• Directions for this task:
Extract word for word the lines of the listing from its start to the line holding "marker_values = [1400, 1200, 800]", both ends kept; pictures are not part of the copy.

• Material provided:
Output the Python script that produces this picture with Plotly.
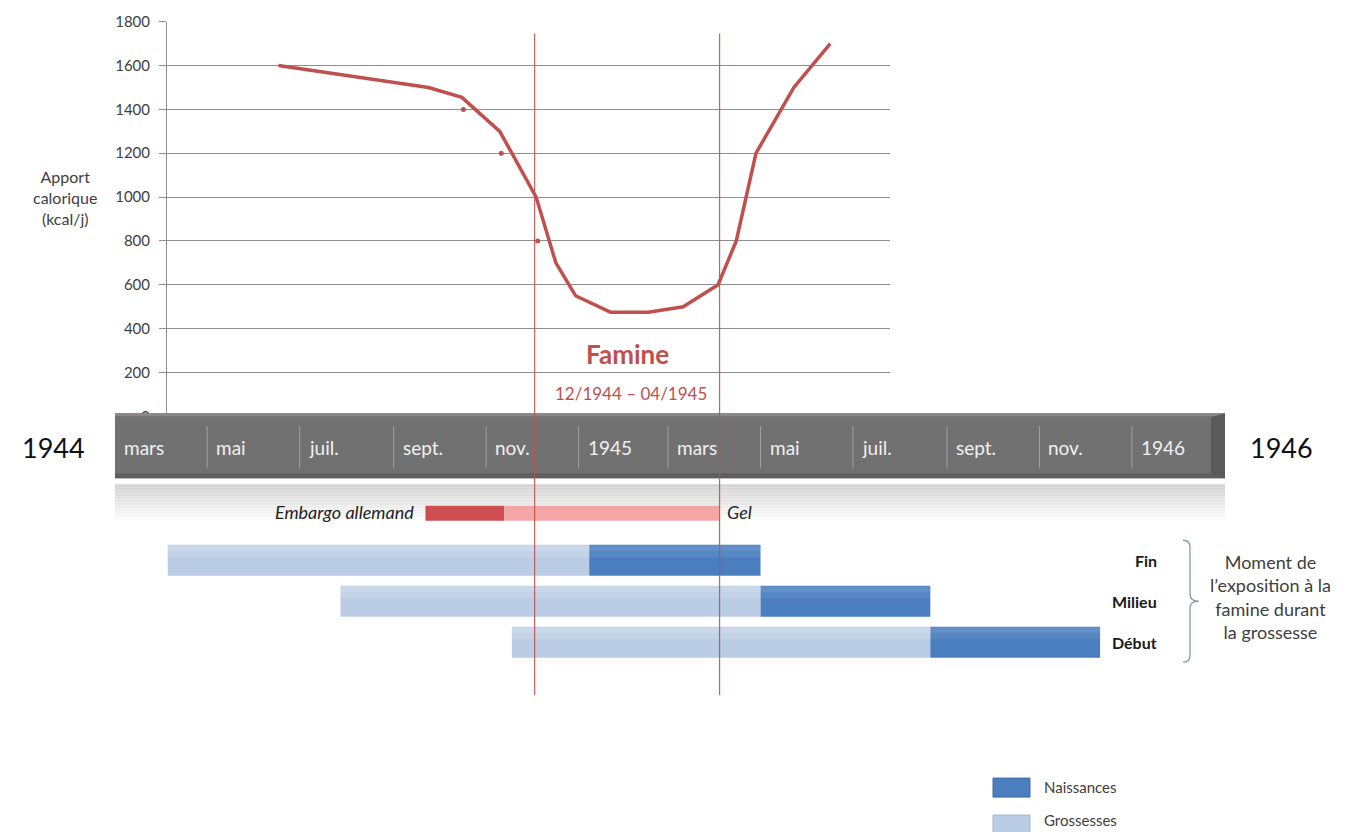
import plotly.graph_objects as go
import pandas as pd

W, H = 1367, 832

# ---------------- DATA ----------------
calorie_dates = ['1944-06-17', '1944-09-24', '1944-10-16', '1944-11-10', '1944-12-04',
                 '1944-12-17', '1944-12-30', '1945-01-22', '1945-02-16', '1945-03-11',
                 '1945-04-03', '1945-04-15', '1945-04-28', '1945-05-23', '1945-06-16']
calories = [1600, 1500, 1455, 1300, 1000, 700, 550, 475, 475, 500, 600, 800, 1200, 1500, 1700]

marker_dates = ['1944-10-17', '1944-11-11', '1944-12-05']
marker_values = [1400, 1200, 800]

timeline_dates = ['1944-03-01', '1944-05-01', '1944-07-01', '1944-09-01', '1944-11-01', '1945-01-01',
                  '1945-03-01', '1945-05-01', '1945-07-01', '1945-09-01', '1945-11-01', '1946-01-01']
timeline_labels = ['mars', 'mai', 'juil.', 'sept.', 'nov.', '1945',
                   'mars', 'mai', 'juil.', 'sept.', 'nov.', '1946']
year_start_label = '1944'
year_end_label = '1946'

famine_bounds = ['1944-12-03', '1945-04-04']
famine_title = 'Famine'
famine_period = '12/1944 – 04/1945'

embargo_start = ['1944-09-22', '1944-11-13']
embargo_end = ['1944-11-13', '1945-04-04']
embargo_labels = ['Embargo allemand', 'Gel']

phases = ['Fin', 'Milieu', 'Début']
grossesse_start = ['1944-04-05', '1944-07-28', '1944-11-18']
grossesse_end = ['1945-01-08', '1945-05-01', '1945-08-21']
naissance_start = ['1945-01-08', '1945-05-01', '1945-08-21']
naissance_end = ['1945-05-01', '1945-08-21', '1945-12-11']

series_names = ['Naissances', 'Grossesses']
y_title = 'Apport<br>calorique<br>(kcal/j)'
exposure_note = 'Moment de<br>l\u2019exposition à la<br>famine durant<br>la grossesse'

# ---------------- LAYOUT HELPERS ----------------
FONT = 'Lato'
RED = '#c0504d'
C_NAISS = '#4a7ebf'
C_GROSS = '#bacde5'

# vertical calibration of the rendered picture
VY0, VK = 9.4, 0.979

D0 = pd.Timestamp('1944-03-01')
X0 = 114.7          # pixel of D0
PXD = 1.516         # pixels per day


def px2date(p):
    return (D0 + pd.Timedelta(days=(p - X0) / PXD)).strftime('%Y-%m-%d %H:%M')


def fx(p):
    return p / W


def fy(t):
    return 1 - ((t - VY0) / VK) / H


def dur_ms(s, e):
    return [(pd.Timestamp(b) - pd.Timestamp(a)).total_seconds() * 1000 for a, b in zip(s, e)]


row_y = {'Fin': 560, 'Milieu': 601, 'Début': 642}
embargo_y = 513

fig = go.Figure()

gy = [row_y[p] for p in phases]
# Gantt bars (pixel-like y axis)
fig.add_trace(go.Bar(orientation='h', base=grossesse_start, x=dur_ms(grossesse_start, grossesse_end),
                     y=gy, width=31, marker=dict(color=C_GROSS, line=dict(width=0)),
                     name=series_names[1], xaxis='x', yaxis='y', showlegend=False))
fig.add_trace(go.Bar(orientation='h', base=naissance_start, x=dur_ms(naissance_start, naissance_end),
                     y=gy, width=31, marker=dict(color=C_NAISS, line=dict(width=0)),
                     name=series_names[0], xaxis='x', yaxis='y', showlegend=False))
# subtle top gradient highlight
for off, wdt, a in [(-9, 12, 0.12), (-12, 6, 0.12)]:
    fig.add_trace(go.Bar(orientation='h', base=grossesse_start, x=dur_ms(grossesse_start, grossesse_end),
                         y=[v + off for v in gy], width=wdt,
                         marker=dict(color=f'rgba(255,255,255,{a})', line=dict(width=0)),
                         xaxis='x', yaxis='y', showlegend=False, hoverinfo='skip'))
    fig.add_trace(go.Bar(orientation='h', base=naissance_start, x=dur_ms(naissance_start, naissance_end),
                         y=[v + off for v in gy], width=wdt,
                         marker=dict(color=f'rgba(255,255,255,{a * 0.6})', line=dict(width=0)),
                         xaxis='x', yaxis='y', showlegend=False, hoverinfo='skip'))
# Embargo / Gel bar
fig.add_trace(go.Bar(orientation='h', base=embargo_start, x=dur_ms(embargo_start, embargo_end),
                     y=[embargo_y, embargo_y], width=15,
                     marker=dict(color=['#cd4d51', '#f2a7a6'], line=dict(width=0)),
                     xaxis='x', yaxis='y', showlegend=False))

# Calorie line
fig.add_trace(go.Scatter(x=calorie_dates, y=calories, mode='lines',
                         line=dict(color=RED, width=3.5), xaxis='x2', yaxis='y2', showlegend=False))
fig.add_trace(go.Scatter(x=marker_dates, y=marker_values, mode='markers',
                         marker=dict(color=RED, size=5), xaxis='x2', yaxis='y2', showlegend=False))

shapes = []
# reflection under band
steps = 12
for i in range(steps):
    t = i / steps
    g = int(212 + (255 - 212) * t)
    y0 = 484 + i * 3
    shapes.append(dict(type='rect', xref='paper', yref='paper', x0=fx(115), x1=fx(1225),
                       y0=fy(y0 + 3), y1=fy(y0), fillcolor=f'rgb({g},{g},{g})', line=dict(width=0), layer='below'))
# band
shapes.append(dict(type='rect', xref='paper', yref='paper', x0=fx(115), x1=fx(1225), y0=fy(478), y1=fy(413),
                   fillcolor='#717171', line=dict(width=0), layer='above'))
shapes.append(dict(type='rect', xref='paper', yref='paper', x0=fx(115), x1=fx(1225), y0=fy(416), y1=fy(413),
                   fillcolor='#888888', line=dict(width=0), layer='above'))
shapes.append(dict(type='rect', xref='paper', yref='paper', x0=fx(115), x1=fx(1225), y0=fy(478), y1=fy(473),
                   fillcolor='#5f5f5f', line=dict(width=0), layer='above'))
shapes.append(dict(type='path', xref='paper', yref='paper', layer='above',
                   path=f'M {fx(1211)},{fy(417)} L {fx(1225)},{fy(413)} L {fx(1225)},{fy(478)} L {fx(1211)},{fy(473)} Z',
                   fillcolor='#5a5a5a', line=dict(width=0)))
# separators
for d in timeline_dates[1:]:
    shapes.append(dict(type='line', xref='x', yref='paper', x0=d, x1=d, y0=fy(468), y1=fy(426),
                       line=dict(color='#a0a0a0', width=1), layer='above'))
# famine lines
for d in famine_bounds:
    shapes.append(dict(type='line', xref='x', yref='paper', x0=d, x1=d, y0=fy(695), y1=fy(33),
                       line=dict(color='rgba(192,80,77,0.9)', width=1.2), layer='above'))
# bracket
bx = 1190
bpath = (f'M {fx(1183)},{fy(540)} Q {fx(bx)},{fy(540)} {fx(bx)},{fy(547)} '
         f'L {fx(bx)},{fy(594)} Q {fx(bx)},{fy(601)} {fx(1199)},{fy(601)} '
         f'Q {fx(bx)},{fy(601)} {fx(bx)},{fy(608)} L {fx(bx)},{fy(655)} '
         f'Q {fx(bx)},{fy(662)} {fx(1183)},{fy(662)}')
shapes.append(dict(type='path', xref='paper', yref='paper', path=bpath,
                   line=dict(color='#8298b8', width=1.3), layer='above'))
# legend swatches
shapes.append(dict(type='rect', xref='paper', yref='paper', x0=fx(993), x1=fx(1030), y0=fy(797), y1=fy(778),
                   fillcolor=C_NAISS, line=dict(color='#3f6aa3', width=1)))
shapes.append(dict(type='rect', xref='paper', yref='paper', x0=fx(993), x1=fx(1030), y0=fy(836), y1=fy(815),
                   fillcolor=C_GROSS, line=dict(color='#9fb6d4', width=1)))


def A(text, x, y, size, color, xanchor='center', xref='paper', xshift=0, align='center'):
    return dict(text=text, x=x, y=fy(y), xref=xref, yref='paper', xanchor=xanchor, yanchor='middle',
                xshift=xshift, showarrow=False, align=align, font=dict(family=FONT, size=size, color=color))


ann = []
ann.append(A(y_title, fx(65), 197, 16, '#404040'))
ann.append(A(year_start_label, fx(53), 447, 27, '#111111'))
ann.append(A(year_end_label, fx(1281), 447, 27, '#111111'))
for d, lab in zip(timeline_dates, timeline_labels):
    ann.append(A(lab, d, 447, 19, '#f0f0f0', xanchor='left', xref='x', xshift=7))
ann.append(A(f'<b>{famine_title}</b>', fx(627), 354, 26, RED))
ann.append(A(famine_period, fx(631), 393, 17, RED))
ann.append(A(f'<i>{embargo_labels[0]}</i>', embargo_start[0], 512, 18, '#222222', xanchor='right', xref='x', xshift=-9))
ann.append(A(f'<i>{embargo_labels[1]}</i>', embargo_end[1], 512, 18, '#222222', xanchor='left', xref='x', xshift=5))
for p in phases:
    ann.append(A(f'<b>{p}</b>', fx(1159), row_y[p], 16, '#1a1a1a', xanchor='right'))
ann.append(A(exposure_note, fx(1270), 597, 18, '#404040'))
ann.append(A(series_names[0], fx(1042), 787, 15, '#404040', xanchor='left'))
ann.append(A(series_names[1], fx(1042), 820, 15, '#404040', xanchor='left'))

fig.update_layout(
    width=W, height=H, autosize=False,
    margin=dict(l=0, r=0, t=0, b=0, pad=0),
    paper_bgcolor='white', plot_bgcolor='rgba(0,0,0,0)',
    barmode='overlay', showlegend=False,
    xaxis=dict(type='date', domain=[0, 1], range=[px2date(0), px2date(W)], visible=False, anchor='y'),
    yaxis=dict(domain=[0, 1], range=[VY0 + VK * H, VY0], visible=False, anchor='x'),
    xaxis2=dict(type='date', domain=[fx(167), fx(890)], range=[px2date(167), px2date(890)],
                visible=False, anchor='y2'),
    yaxis2=dict(domain=[fy(416), fy(21)], range=[0, 1800.5], anchor='x2', dtick=200, tick0=0,
                showgrid=True, gridcolor='#8f8f8f', gridwidth=1, zeroline=False,
                showline=True, linecolor='#8f8f8f', linewidth=1,
                ticks='outside', ticklen=7, tickcolor='#8f8f8f', ticklabelstandoff=6,
                tickfont=dict(family=FONT, size=15, color='#404040')),
    shapes=shapes, annotations=ann,
)

fig.write_html('out.html', config={'displayModeBar': False},
               post_script="document.body.style.margin='0';document.body.style.overflow='hidden';")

• Worked solution:
Output the Python script that produces this picture with Plotly.
import plotly.graph_objects as go
import pandas as pd

W, H = 1367, 832

# ---------------- DATA ----------------
calorie_dates = ['1944-06-17', '1944-09-24', '1944-10-16', '1944-11-10', '1944-12-04',
                 '1944-12-17', '1944-12-30', '1945-01-22', '1945-02-16', '1945-03-11',
                 '1945-04-03', '1945-04-15', '1945-04-28', '1945-05-23', '1945-06-16']
calories = [1600, 1500, 1455, 1300, 1000, 700, 550, 475, 475, 500, 600, 800, 1200, 1500, 1700]

marker_dates = ['1944-10-17', '1944-11-11', '1944-12-05']
marker_values = [1400, 1200, 800]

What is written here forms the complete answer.